Mistaken Identity and Procedural Challenges
Digital forensics can establish that someone else was responsible for the distribution. Evidence pointing to mistaken identity includes:
- IP logs placing the distribution from a different geographic location
- Account access records showing a third party was logged in at the time
- Device metadata inconsistent with the accused's hardware or software
Procedural challenges add a second layer of defense. Courts may suppress evidence obtained through illegal search and seizure, and the prosecution must prove every element beyond a reasonable doubt. Any gap in the chain of digital evidence gives defense counsel room to work.

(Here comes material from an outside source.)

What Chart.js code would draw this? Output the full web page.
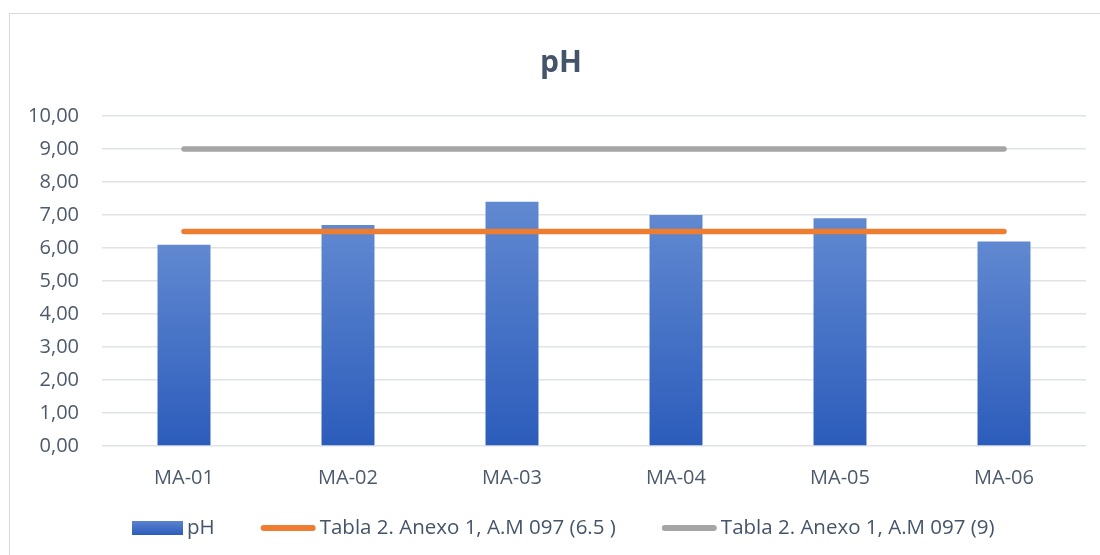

Frequently Asked Questions
Is revenge porn illegal in Maryland?
Yes. Maryland criminalized revenge porn in 2014 under Criminal Law Code Section 3-809. Violations can result in criminal prosecution, civil liability, or both — and the law has been amended multiple times since to expand its scope.
What is the punishment for revenge porn in Maryland?
Conviction is a misdemeanor carrying up to 2 years in prison and/or a fine up to $5,000. A permanent criminal record follows, affecting employment records, professional licenses, and housing applications.
Can I sue someone for revenge porn in Maryland?
Yes. Section 3-809 provides a civil cause of action for defamation per se and invasion of privacy. The 2025 SB 360 amendment allows a prevailing plaintiff to recover reasonable attorney's fees, reducing out-of-pocket barriers for victims pursuing civil claims.
Does Maryland's revenge porn law cover AI-generated deepfakes?
Yes. Maryland's 2025 amendment (SB 360, effective July 1, 2025) expanded the definition of "visual representation" to include computer-generated images indistinguishable from the depicted person. Deepfakes are treated the same as real photographs or videos under Sec. 3-809.
Can I be charged with revenge porn if the images were originally shared with consent?
Yes. Consent to create, possess, or receive intimate images does not equal consent to distribute them. The statute focuses on distribution without consent and with intent to harm — not on how the images were originally created or exchanged.